A Zona Cinzenta na Era da Conectividade Permanente
A grande dificuldade na era digital é que a linha entre hábito e vício é muitas vezes borrada. A gamificação de aplicativos, os algoritmos de recomendação e a arquitetura de persuasão do design de interfaces são intencionalmente criados para nos manter engajados. Eles exploram nossos mecanismos de recompensa, transformando o uso de tecnologias em algo que se assemelha a um hábito, mas que pode facilmente deslizar para o vício.
Resgatando a Autonomia na Era Digital
Compreender a diferença entre hábito e vício não é meramente um exercício acadêmico; é uma ferramenta de autoconsciência e empoderamento no mundo digital. A tecnologia, por si só, é neutra. É a forma como a utilizamos, e os padrões que ela reforça em nós, que determinam se ela será um vetor de progresso ou uma fonte de aprisionamento.
Para as empresas de tecnologia e para os usuários, a mensagem é clara:
- Para os Desenvolvedores: É crucial que a ética e o impacto social sejam parte integral do processo de design. A responsabilidade por criar tecnologias que promovam hábitos saudáveis e não vícios é imensa.
- Para os Usuários: A chave reside na autodisciplina consciente e na alfabetização digital. Precisamos aprender a identificar os gatilhos, a entender nossos próprios padrões de comportamento e a estabelecer limites. A PNL oferece técnicas para re-programar padrões, a filosofia nos dá o arcabouço para questionar e direcionar nossa vontade, e o Desenvolvimento Social nos lembra da importância de comunidades e suporte para lidar com essas questões.

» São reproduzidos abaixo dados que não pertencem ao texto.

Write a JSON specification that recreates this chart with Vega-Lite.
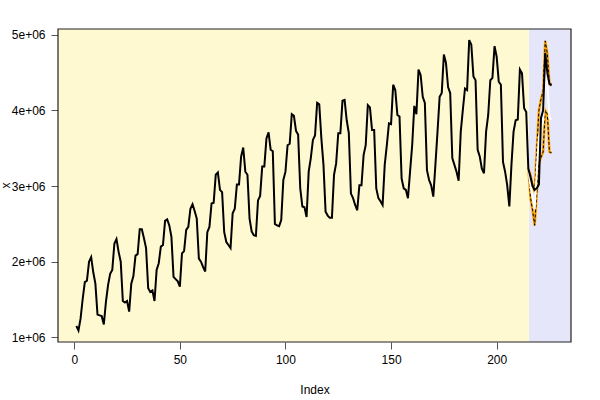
{
  "$schema": "https://vega.github.io/schema/vega-lite/v6.json",
  "autosize": {"type": "none"},
  "padding": {"left": 58, "top": 29, "right": 29, "bottom": 58},
  "width": 513,
  "height": 313,
  "background": "white",
  "config": {
    "view": {"stroke": null},
    "font": "Liberation Sans",
    "axis": {
      "labelFont": "Liberation Sans",
      "titleFont": "Liberation Sans",
      "labelFontSize": 12,
      "titleFontSize": 12,
      "titleFontWeight": "normal",
      "labelColor": "black",
      "titleColor": "black",
      "tickColor": "#555",
      "tickSize": 7,
      "domain": false,
      "grid": false
    }
  },
  "datasets": {
    "series": [
      {"i":1,"v":1150000},{"i":2,"v":1090000},{"i":3,"v":1250000},{"i":4,"v":1510000},{"i":5,"v":1730000},{"i":6,"v":1750000},{"i":7,"v":2000000},{"i":8,"v":2060000},{"i":9,"v":1860000},{"i":10,"v":1710000},{"i":11,"v":1300000},{"i":12,"v":1290000},
      {"i":13,"v":1280000},{"i":14,"v":1170000},{"i":15,"v":1470000},{"i":16,"v":1690000},{"i":17,"v":1840000},{"i":18,"v":1890000},{"i":19,"v":2240000},{"i":20,"v":2300000},{"i":21,"v":2130000},{"i":22,"v":2000000},{"i":23,"v":1480000},{"i":24,"v":1460000},
      {"i":25,"v":1480000},{"i":26,"v":1340000},{"i":27,"v":1710000},{"i":28,"v":1810000},{"i":29,"v":2080000},{"i":30,"v":2100000},{"i":31,"v":2430000},{"i":32,"v":2430000},{"i":33,"v":2310000},{"i":34,"v":2180000},{"i":35,"v":1650000},{"i":36,"v":1600000},
      {"i":37,"v":1620000},{"i":38,"v":1480000},{"i":39,"v":1890000},{"i":40,"v":1980000},{"i":41,"v":2200000},{"i":42,"v":2220000},{"i":43,"v":2540000},{"i":44,"v":2560000},{"i":45,"v":2480000},{"i":46,"v":2330000},{"i":47,"v":1800000},{"i":48,"v":1770000},
      {"i":49,"v":1740000},{"i":50,"v":1670000},{"i":51,"v":2110000},{"i":52,"v":2140000},{"i":53,"v":2420000},{"i":54,"v":2460000},{"i":55,"v":2700000},{"i":56,"v":2760000},{"i":57,"v":2670000},{"i":58,"v":2570000},{"i":59,"v":2040000},{"i":60,"v":2000000},
      {"i":61,"v":1930000},{"i":62,"v":1870000},{"i":63,"v":2390000},{"i":64,"v":2460000},{"i":65,"v":2770000},{"i":66,"v":2780000},{"i":67,"v":3150000},{"i":68,"v":3180000},{"i":69,"v":2950000},{"i":70,"v":2920000},{"i":71,"v":2390000},{"i":72,"v":2260000},
      {"i":73,"v":2220000},{"i":74,"v":2180000},{"i":75,"v":2640000},{"i":76,"v":2700000},{"i":77,"v":3020000},{"i":78,"v":3020000},{"i":79,"v":3390000},{"i":80,"v":3510000},{"i":81,"v":3190000},{"i":82,"v":3150000},{"i":83,"v":2570000},{"i":84,"v":2400000},
      {"i":85,"v":2350000},{"i":86,"v":2340000},{"i":87,"v":2810000},{"i":88,"v":2870000},{"i":89,"v":3260000},{"i":90,"v":3260000},{"i":91,"v":3630000},{"i":92,"v":3710000},{"i":93,"v":3480000},{"i":94,"v":3460000},{"i":95,"v":2500000},{"i":96,"v":2480000},
      {"i":97,"v":2470000},{"i":98,"v":2550000},{"i":99,"v":3080000},{"i":100,"v":3190000},{"i":101,"v":3540000},{"i":102,"v":3560000},{"i":103,"v":3950000},{"i":104,"v":3930000},{"i":105,"v":3730000},{"i":106,"v":3680000},{"i":107,"v":2970000},{"i":108,"v":2730000},
      {"i":109,"v":2720000},{"i":110,"v":2590000},{"i":111,"v":3190000},{"i":112,"v":3370000},{"i":113,"v":3610000},{"i":114,"v":3670000},{"i":115,"v":4100000},{"i":116,"v":4080000},{"i":117,"v":3630000},{"i":118,"v":3280000},{"i":119,"v":2660000},{"i":120,"v":2610000},
      {"i":121,"v":2580000},{"i":122,"v":2580000},{"i":123,"v":3150000},{"i":124,"v":3300000},{"i":125,"v":3700000},{"i":126,"v":3700000},{"i":127,"v":4130000},{"i":128,"v":4140000},{"i":129,"v":3870000},{"i":130,"v":3700000},{"i":131,"v":2900000},{"i":132,"v":2840000},
      {"i":133,"v":2750000},{"i":134,"v":2680000},{"i":135,"v":3010000},{"i":136,"v":3010000},{"i":137,"v":3410000},{"i":138,"v":3540000},{"i":139,"v":4070000},{"i":140,"v":4040000},{"i":141,"v":3740000},{"i":142,"v":3740000},{"i":143,"v":2970000},{"i":144,"v":2840000},
      {"i":145,"v":2800000},{"i":146,"v":2750000},{"i":147,"v":3280000},{"i":148,"v":3540000},{"i":149,"v":3830000},{"i":150,"v":3820000},{"i":151,"v":4340000},{"i":152,"v":4270000},{"i":153,"v":3940000},{"i":154,"v":3920000},{"i":155,"v":3100000},{"i":156,"v":2970000},
      {"i":157,"v":2950000},{"i":158,"v":2840000},{"i":159,"v":3190000},{"i":160,"v":3540000},{"i":161,"v":4060000},{"i":162,"v":3950000},{"i":163,"v":4540000},{"i":164,"v":4470000},{"i":165,"v":4180000},{"i":166,"v":4100000},{"i":167,"v":3210000},{"i":168,"v":3080000},
      {"i":169,"v":3010000},{"i":170,"v":2860000},{"i":171,"v":3280000},{"i":172,"v":3720000},{"i":173,"v":4180000},{"i":174,"v":4230000},{"i":175,"v":4740000},{"i":176,"v":4630000},{"i":177,"v":4310000},{"i":178,"v":4230000},{"i":179,"v":3370000},{"i":180,"v":3280000},
      {"i":181,"v":3190000},{"i":182,"v":3070000},{"i":183,"v":3720000},{"i":184,"v":4010000},{"i":185,"v":4290000},{"i":186,"v":4270000},{"i":187,"v":4930000},{"i":188,"v":4870000},{"i":189,"v":4450000},{"i":190,"v":4400000},{"i":191,"v":3480000},{"i":192,"v":3390000},
      {"i":193,"v":3230000},{"i":194,"v":3170000},{"i":195,"v":3720000},{"i":196,"v":3940000},{"i":197,"v":4400000},{"i":198,"v":4430000},{"i":199,"v":4850000},{"i":200,"v":4710000},{"i":201,"v":4380000},{"i":202,"v":4340000},{"i":203,"v":3320000},{"i":204,"v":3190000},
      {"i":205,"v":3010000},{"i":206,"v":2730000},{"i":207,"v":3280000},{"i":208,"v":3720000},{"i":209,"v":3870000},{"i":210,"v":3880000},{"i":211,"v":4540000},{"i":212,"v":4490000},{"i":213,"v":4030000},{"i":214,"v":3980000},{"i":215,"v":3230000},{"i":216,"v":3120000},
      {"i":217,"v":3000000},{"i":218,"v":2950000},{"i":219,"v":2970000},{"i":220,"v":3020000},{"i":221,"v":3900000},{"i":222,"v":4000000},{"i":223,"v":4760000},{"i":224,"v":4500000},{"i":225,"v":4350000},{"i":226,"v":4330000}
    ],
    "forecast": [
      {"i":215,"f":3230000,"lo":3230000,"hi":3230000},
      {"i":216,"f":3000000,"lo":2850000,"hi":3150000},
      {"i":217,"f":2850000,"lo":2680000,"hi":3020000},
      {"i":218,"f":2700000,"lo":2480000,"hi":2920000},
      {"i":219,"f":3200000,"lo":2900000,"hi":3500000},
      {"i":220,"f":3650000,"lo":3300000,"hi":4000000},
      {"i":221,"f":3750000,"lo":3380000,"hi":4150000},
      {"i":222,"f":3850000,"lo":3450000,"hi":4250000},
      {"i":223,"f":4450000,"lo":4000000,"hi":4920000},
      {"i":224,"f":4350000,"lo":3950000,"hi":4750000},
      {"i":225,"f":3900000,"lo":3450000,"hi":4350000},
      {"i":226,"f":3880000,"lo":3440000,"hi":4350000}
    ],
    "regions": [
      {"period": "estimation", "from": -7.7, "to": 215.3},
      {"period": "forecast", "from": 215.3, "to": 235.2}
    ],
    "frame": [
      {"x0": -7.7, "x1": 235.2, "y0": 938000, "y1": 5077000}
    ]
  },
  "encoding": {
    "x": {
      "field": "i",
      "type": "quantitative",
      "scale": {"domain": [-7.7, 235.2], "nice": false, "zero": false},
      "axis": {"values": [0, 50, 100, 150, 200], "title": "Index", "labelPadding": 5, "titlePadding": 19}
    }
  },
  "layer": [
    {
      "data": {"name": "regions"},
      "mark": {"type": "rect"},
      "encoding": {
        "x": {"field": "from", "type": "quantitative"},
        "x2": {"field": "to"},
        "color": {
          "field": "period",
          "type": "nominal",
          "scale": {"domain": ["estimation", "forecast"], "range": ["#FFF9D2", "#E6E6FA"]},
          "legend": null
        }
      }
    },
    {
      "data": {"name": "forecast"},
      "mark": {"type": "line", "color": "orange", "strokeWidth": 2.5},
      "encoding": {"y": {"field": "hi", "type": "quantitative"}}
    },
    {
      "data": {"name": "forecast"},
      "mark": {"type": "line", "color": "orange", "strokeWidth": 2.5},
      "encoding": {"y": {"field": "lo", "type": "quantitative"}}
    },
    {
      "data": {"name": "forecast"},
      "mark": {"type": "line", "color": "black", "strokeWidth": 1, "strokeDash": [3, 2]},
      "encoding": {"y": {"field": "hi", "type": "quantitative"}}
    },
    {
      "data": {"name": "forecast"},
      "mark": {"type": "line", "color": "black", "strokeWidth": 1, "strokeDash": [3, 2]},
      "encoding": {"y": {"field": "lo", "type": "quantitative"}}
    },
    {
      "data": {"name": "forecast"},
      "mark": {"type": "line", "color": "white", "strokeWidth": 2},
      "encoding": {"y": {"field": "f", "type": "quantitative"}}
    },
    {
      "data": {"name": "series"},
      "mark": {"type": "line", "color": "black", "strokeWidth": 2},
      "encoding": {
        "y": {
          "field": "v",
          "type": "quantitative",
          "scale": {"domain": [938000, 5077000], "nice": false, "zero": false},
          "axis": {
            "values": [1000000, 2000000, 3000000, 4000000, 5000000],
            "labelExpr": "format(datum.value / 1000000, 'd') + 'e+06'",
            "labelPadding": 6,
            "title": "x",
            "titleAngle": 270,
            "titleX": -53,
            "titleY": 156,
            "titleAlign": "center",
            "titleBaseline": "middle"
          }
        }
      }
    },
    {
      "data": {"name": "frame"},
      "mark": {"type": "rect", "fill": "transparent", "stroke": "#222", "strokeWidth": 1.2},
      "encoding": {
        "x": {"field": "x0", "type": "quantitative"},
        "x2": {"field": "x1"},
        "y": {"field": "y0", "type": "quantitative"},
        "y2": {"field": "y1"}
      }
    }
  ],
  "resolve": {"scale": {"y": "shared"}}
}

Em última análise, nossa capacidade de discernir entre um hábito produtivo e um vício destrutivo define nossa liberdade na era digital. É um convite à reflexão profunda sobre o que realmente queremos de nossas vidas e como a tecnologia pode nos ajudar a chegar lá, sem nos aprisionar. A autonomia não é dada; ela é conquistada, pixel por pixel, escolha por escolha.